* What is needed *
Word for word, transcribe the lines below and drop the pictures.

* Raw data *
--- START ---

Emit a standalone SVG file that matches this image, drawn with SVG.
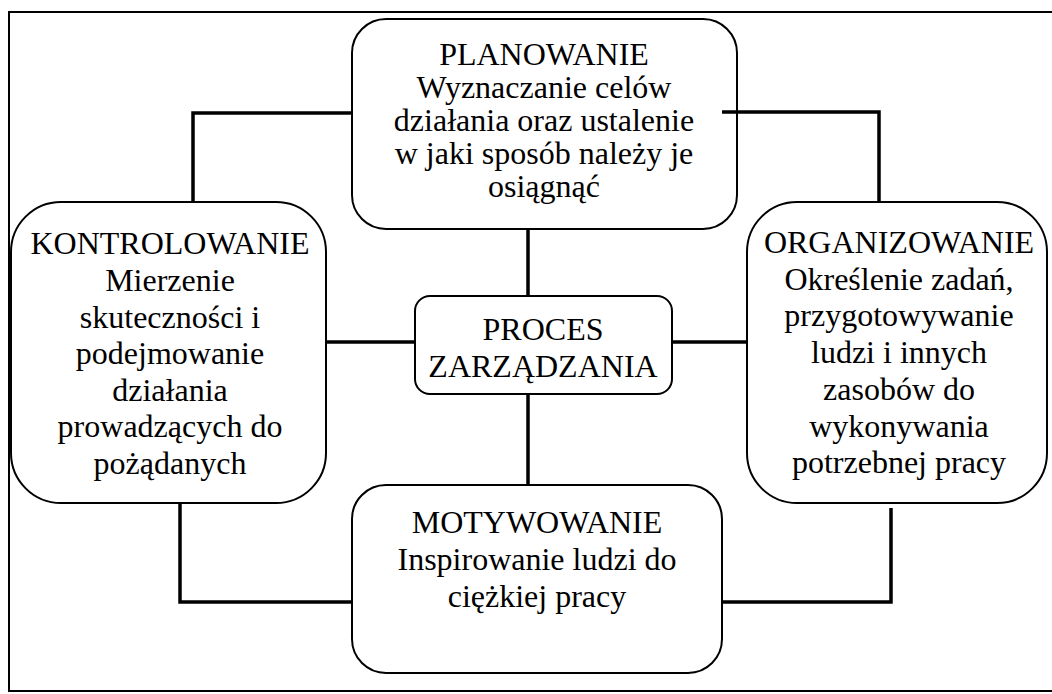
<svg xmlns="http://www.w3.org/2000/svg" width="1052" height="694" viewBox="0 0 1052 694">
  <style>
    .box { fill: #ffffff; stroke: #000000; stroke-width: 2; }
    .frame { fill: none; stroke: #000000; stroke-width: 2; }
    .link { fill: none; stroke: #000000; stroke-width: 3.5; stroke-linecap: butt; stroke-linejoin: miter; }
    .lbl { font-family: 'Liberation Serif', 'Times New Roman', 'DejaVu Serif', serif; font-size: 32px; fill: #000000; text-anchor: middle; }
  </style>
  <rect width="1052" height="694" fill="#ffffff"/>
  <!-- page frame, open on the right -->
  <path class="frame" d="M1053,12 H9 V691 H1053"/>

  <g id="planowanie" class="lbl">
    <rect class="box" x="352" y="19" width="385" height="210" rx="34" ry="34"/>
    <text x="544" y="65">PLANOWANIE</text>
    <text x="544" y="98">Wyznaczanie celów</text>
    <text x="544" y="131">działania oraz ustalenie</text>
    <text x="544" y="164">w jaki sposób należy je</text>
    <text x="544" y="197">osiągnąć</text>
  </g>

  <g id="kontrolowanie" class="lbl">
    <rect class="box" x="11" y="202" width="315" height="301" rx="50" ry="50"/>
    <text x="170" y="254">KONTROLOWANIE</text>
    <text x="170" y="291">Mierzenie</text>
    <text x="170" y="328">skuteczności i</text>
    <text x="170" y="364">podejmowanie</text>
    <text x="170" y="401">działania</text>
    <text x="170" y="437">prowadzących do</text>
    <text x="170" y="474">pożądanych</text>
  </g>

  <g id="organizowanie" class="lbl">
    <rect class="box" x="747" y="202" width="300" height="301" rx="50" ry="50"/>
    <text x="899" y="253">ORGANIZOWANIE</text>
    <text x="899" y="290">Określenie zadań,</text>
    <text x="899" y="326">przygotowywanie</text>
    <text x="899" y="363">ludzi i innych</text>
    <text x="899" y="400">zasobów do</text>
    <text x="899" y="437">wykonywania</text>
    <text x="899" y="473">potrzebnej pracy</text>
  </g>

  <g id="proces" class="lbl">
    <rect class="box" x="415" y="296" width="257" height="98" rx="15" ry="15"/>
    <text x="543" y="340">PROCES</text>
    <text x="543" y="377">ZARZĄDZANIA</text>
  </g>

  <g id="motywowanie" class="lbl">
    <rect class="box" x="352" y="485" width="370" height="188" rx="34" ry="34"/>
    <text x="537" y="533">MOTYWOWANIE</text>
    <text x="537" y="570">Inspirowanie ludzi do</text>
    <text x="537" y="607">ciężkiej pracy</text>
  </g>

  <g id="connectors">
    <!-- outer ring -->
    <path class="link" d="M352,113 H193 V202"/>
    <path class="link" d="M722,112 H879 V203"/>
    <path class="link" d="M180,503 V602 H352"/>
    <path class="link" d="M722,602 H891 V508"/>
    <!-- spokes to the centre -->
    <path class="link" d="M528,229 V296"/>
    <path class="link" d="M528,394 V485"/>
    <path class="link" d="M326,342 H415"/>
    <path class="link" d="M672,342 H747"/>
  </g>
</svg>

--- END ---

* Task response *
Emit a standalone SVG file that matches this image, drawn with SVG.
<svg xmlns="http://www.w3.org/2000/svg" width="1052" height="694" viewBox="0 0 1052 694">
  <style>
    .box { fill: #ffffff; stroke: #000000; stroke-width: 2; }
    .frame { fill: none; stroke: #000000; stroke-width: 2; }
    .link { fill: none; stroke: #000000; stroke-width: 3.5; stroke-linecap: butt; stroke-linejoin: miter; }
    .lbl { font-family: 'Liberation Serif', 'Times New Roman', 'DejaVu Serif', serif; font-size: 32px; fill: #000000; text-anchor: middle; }
  </style>
  <rect width="1052" height="694" fill="#ffffff"/>
  <!-- page frame, open on the right -->
  <path class="frame" d="M1053,12 H9 V691 H1053"/>

  <g id="planowanie" class="lbl">
    <rect class="box" x="352" y="19" width="385" height="210" rx="34" ry="34"/>
    <text x="544" y="65">PLANOWANIE</text>
    <text x="544" y="98">Wyznaczanie celów</text>
    <text x="544" y="131">działania oraz ustalenie</text>
    <text x="544" y="164">w jaki sposób należy je</text>
    <text x="544" y="197">osiągnąć</text>
  </g>

  <g id="kontrolowanie" class="lbl">
    <rect class="box" x="11" y="202" width="315" height="301" rx="50" ry="50"/>
    <text x="170" y="254">KONTROLOWANIE</text>
    <text x="170" y="291">Mierzenie</text>
    <text x="170" y="328">skuteczności i</text>
    <text x="170" y="364">podejmowanie</text>
    <text x="170" y="401">działania</text>
    <text x="170" y="437">prowadzących do</text>
    <text x="170" y="474">pożądanych</text>
  </g>

  <g id="organizowanie" class="lbl">
    <rect class="box" x="747" y="202" width="300" height="301" rx="50" ry="50"/>
    <text x="899" y="253">ORGANIZOWANIE</text>
    <text x="899" y="290">Określenie zadań,</text>
    <text x="899" y="326">przygotowywanie</text>
    <text x="899" y="363">ludzi i innych</text>
    <text x="899" y="400">zasobów do</text>
    <text x="899" y="437">wykonywania</text>
    <text x="899" y="473">potrzebnej pracy</text>
  </g>

  <g id="proces" class="lbl">
    <rect class="box" x="415" y="296" width="257" height="98" rx="15" ry="15"/>
    <text x="543" y="340">PROCES</text>
    <text x="543" y="377">ZARZĄDZANIA</text>
  </g>

  <g id="motywowanie" class="lbl">
    <rect class="box" x="352" y="485" width="370" height="188" rx="34" ry="34"/>
    <text x="537" y="533">MOTYWOWANIE</text>
    <text x="537" y="570">Inspirowanie ludzi do</text>
    <text x="537" y="607">ciężkiej pracy</text>
  </g>

  <g id="connectors">
    <!-- outer ring -->
    <path class="link" d="M352,113 H193 V202"/>
    <path class="link" d="M722,112 H879 V203"/>
    <path class="link" d="M180,503 V602 H352"/>
    <path class="link" d="M722,602 H891 V508"/>
    <!-- spokes to the centre -->
    <path class="link" d="M528,229 V296"/>
    <path class="link" d="M528,394 V485"/>
    <path class="link" d="M326,342 H415"/>
    <path class="link" d="M672,342 H747"/>
  </g>
</svg>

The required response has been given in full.